A la vue de mes résultats, j'ai été approché en septembre 1981 par le directeur sportif de Mercier, Jean-Pierre Danguillaume pour que je rejoigne sa formation pour les années 1982 et 1983. Ayant aussitôt informé Jean de Gribaldy de cette proposition alléchante (salaire doublé), il me demanda de bien réfléchir tout en me faisant culpabiliser. J'avais déjà 30 ans et comme Jean de Gribaldy ne voulait pas ou ne pouvait pas me proposer l'équivalent je décidai de quitter celui qui m'avait donné ma chance fin 1978. Dans le Tour de France 1982, alors que j'étais seul en tte en direction de Nancy, c'est Jean de Gribaldy qui donna l'ordre à ses coureurs de Sem-France Loire de rouler derrière moi alors que Hinault (maillot jaune) et ses équipiers n'avaient pas l'intention de rouler. Ce fut une manière pour Jean de Gribaldy de me faire payer cash mon départ ! Jean ne supportait pas qu'un coureur ne se consacre pas à 150 % au cyclisme. Quand un de ses coureurs marchait, Jean était capable de petites folies financières pour ce coureur (ex. avion privé pour aller ou revenir d'une course ou pour aller chercher un vélo léger etc...). Dans le cas contraire le coureur avait droit au voyage par le train en seconde classe et un vélo monté avec des vieilles roues et des boyaux usés... pour la course !
Je dirais que Jean était à l'opposé de tous les autres directeurs sportifs, grâce à lui j'ai pu enfin devenir professionnel à 27 ans. Lui seul acceptait ce style de challenge. Pour moi et tant d'autres Jean de Gribaldy a été un dénicheur mais également celui qui donnait une deuxième chance à ceux qui devaient relancer une carrière, voir une troisième chance à ceux qui avait démontré des qualités de sprinter, grimpeur ou de rouleur contre la montre mais en mal pour trouver une équipe (Jean adorait les chronos et les coureurs qui s'imposaient dans cette discipline.) Je ne peux passer sous silence le fait que Jean faisait une fixation avec le poids, aussi bien avec les vélos qu’avec les coureurs (malheur à ceux qui se laissaient aller à table). Jean ne supportait pas beaucoup les conflits et quand il y en avait un au sein de l'équipe il avait tendance à disparaitre laissant les autres gérer le problème.

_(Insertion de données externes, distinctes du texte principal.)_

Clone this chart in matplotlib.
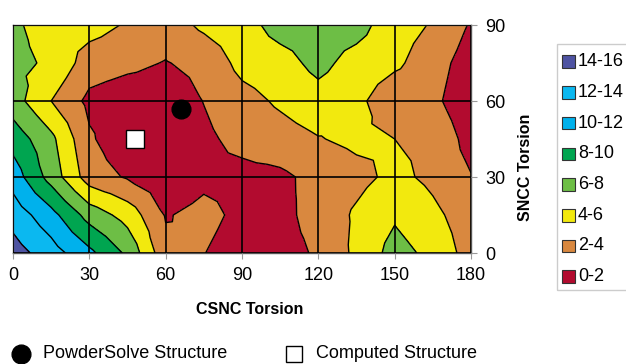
import numpy as np
import matplotlib
matplotlib.use("Agg")
import matplotlib.pyplot as plt
import matplotlib.tri as mtri
from matplotlib.patches import Rectangle
from matplotlib.lines import Line2D

plt.rcParams["font.family"] = ["Liberation Sans", "DejaVu Sans"]

# torsion grid (degrees)
csnc = [0, 15, 30, 45, 60, 75, 90, 105, 120, 135, 150, 165, 180]
sncc = [0, 15, 30, 45, 60, 75, 90]

# relative energy, one row per SNCC value
e_0 = [14.9, 12.9, 10.5, 7.6, 2.6, 2.05, 1.0, 1.4, 2.2, 4.45, 6.76, 5.45, 3.15]
e_15 = [13.2, 10.7, 7.2, 5.2, 1.85, 2.6, 1.5, 1.5, 2.66, 4.31, 5.72, 4.45, 3.0]
e_30 = [11.1, 7.2, 3.0, 1.8, 0.5, 1.5, 1.4, 1.6, 2.6, 3.4, 4.5, 3.56, 2.1]
e_45 = [9.2, 6.5, 2.3, 0.5, 0.5, 1.6, 2.6, 3.2, 3.9, 4.43, 4.0, 3.6, 1.2]
e_60 = [6.9, 4.0, 1.5, 0.8, 0.7, 2.05, 3.3, 4.3, 5.2, 4.5, 2.65, 2.47, 0.6]
e_75 = [6.5, 5.7, 3.0, 2.5, 1.9, 2.6, 4.6, 5.2, 6.6, 5.2, 4.4, 2.9, 1.0]
e_90 = [6.3, 5.2, 4.8, 3.8, 3.0, 4.4, 5.2, 6.8, 7.2, 6.8, 4.8, 3.85, 1.8]

levels = [0, 2, 4, 6, 8, 10, 12, 14, 16]
band_labels = ["0-2", "2-4", "4-6", "6-8", "8-10", "10-12", "12-14", "14-16"]
band_colors = ["#B20B2F", "#D9883F", "#F2E90E", "#6DBE45", "#00A550",
               "#00B1EC", "#0BB8F0", "#4E53A2"]

powdersolve = (66, 57)
computed = (48, 45)

# excel style surface: every cell split in 4 triangles around its centre
E = np.array([e_0, e_15, e_30, e_45, e_60, e_75, e_90])
X, Y = np.meshgrid(csnc, sncc)
nx, ny = len(csnc), len(sncc)
px, py, pz = list(X.ravel()), list(Y.ravel()), list(E.ravel())
tris = []
for j in range(ny - 1):
    for i in range(nx - 1):
        bl, br = j * nx + i, j * nx + i + 1
        tl, tr = bl + nx, br + nx
        c = len(px)
        px.append((csnc[i] + csnc[i + 1]) / 2)
        py.append((sncc[j] + sncc[j + 1]) / 2)
        pz.append(E[j:j + 2, i:i + 2].mean())
        tris += [[bl, br, c], [br, tr, c], [tr, tl, c], [tl, bl, c]]
tri = mtri.Triangulation(px, py, tris)

W, H = 626, 364
fig = plt.figure(figsize=(W / 100, H / 100), dpi=100)
ax = fig.add_axes([13 / W, 1 - 253 / H, 458 / W, 228 / H])

ax.tricontourf(tri, pz, levels=levels, colors=band_colors, zorder=1)
ax.tricontour(tri, pz, levels=levels[1:-1], colors="black", linewidths=1.0, zorder=2)

ax.set_xlim(0, 180)
ax.set_ylim(0, 90)
ax.set_xticks(range(0, 181, 30))
ax.set_yticks(range(0, 91, 30))
ax.yaxis.tick_right()
ax.grid(True, color="black", linewidth=1.2)
ax.set_axisbelow(False)
ax.tick_params(axis="both", labelsize=13, length=4, color="#999999", pad=6)
for s in ax.spines.values():
    s.set_color("#555555")
    s.set_linewidth(1.0)

ax.plot(*powdersolve, "o", color="black", ms=13.5, zorder=6, clip_on=False)
ax.plot(*computed, "s", mfc="white", mec="black", mew=1.0, ms=12.5, zorder=6)

fig.text(250 / W, 1 - 309 / H, "CSNC Torsion", ha="center", va="center",
         fontsize=11.5, fontweight="bold")
fig.text(525 / W, 1 - 167 / H, "SNCC Torsion", ha="center", va="center",
         rotation=90, fontsize=11.5, fontweight="bold")

# value legend on the right (cut off by the figure edge like the original)
fig.add_artist(Rectangle((556.5 / W, 1 - 290 / H), 90 / W, 246 / H,
                         transform=fig.transFigure, fill=False,
                         edgecolor="#CCCCCC", linewidth=1.0))
for k, (lab, col) in enumerate(zip(band_labels[::-1], band_colors[::-1])):
    yc = 1 - (61.7 + 30.7 * k) / H
    fig.add_artist(Rectangle((562 / W, yc - 6.3 / H), 12.6 / W, 12.6 / H,
                             transform=fig.transFigure, facecolor=col,
                             edgecolor="#333333", linewidth=0.8))
    fig.text(578 / W, yc, lab, ha="left", va="center", fontsize=13)

# marker legend under the chart
fig.add_artist(Line2D([21 / W], [1 - 354 / H], marker="o", color="black",
                      ms=13.5, transform=fig.transFigure))
fig.text(43 / W, 1 - 354 / H, "PowderSolve Structure", ha="left", va="center", fontsize=13)
fig.add_artist(Line2D([294 / W], [1 - 354 / H], marker="s", mfc="white", mec="black",
                      mew=1.0, ms=12, transform=fig.transFigure))
fig.text(316 / W, 1 - 354 / H, "Computed Structure", ha="left", va="center", fontsize=13)

fig.savefig("out.png", dpi=100)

Jean avait compris qu'avec ses budgets toujours très inférieurs aux plus grands il devait tout surveiller afin d'éviter tout gaspillage. Il avait certainement le meilleur rapport investissement /résultat. Avec lui il ne fallait jamais attaquer mais suivre les meilleurs ! La tactique était très simple. Dans les restaurants, Jean allait lui-même établir les menus avec le chef, au cas où ce dernier nous concocte une spécialité ! Un jour, en fin de repas arrive une salade de fruits préparée à l'avance. Il a demandé au serveur de retourner à la cuisine et de la remplacer par des fruits en conserve !
Voilà un résumé de quelques souvenirs, mais il y en a tellement.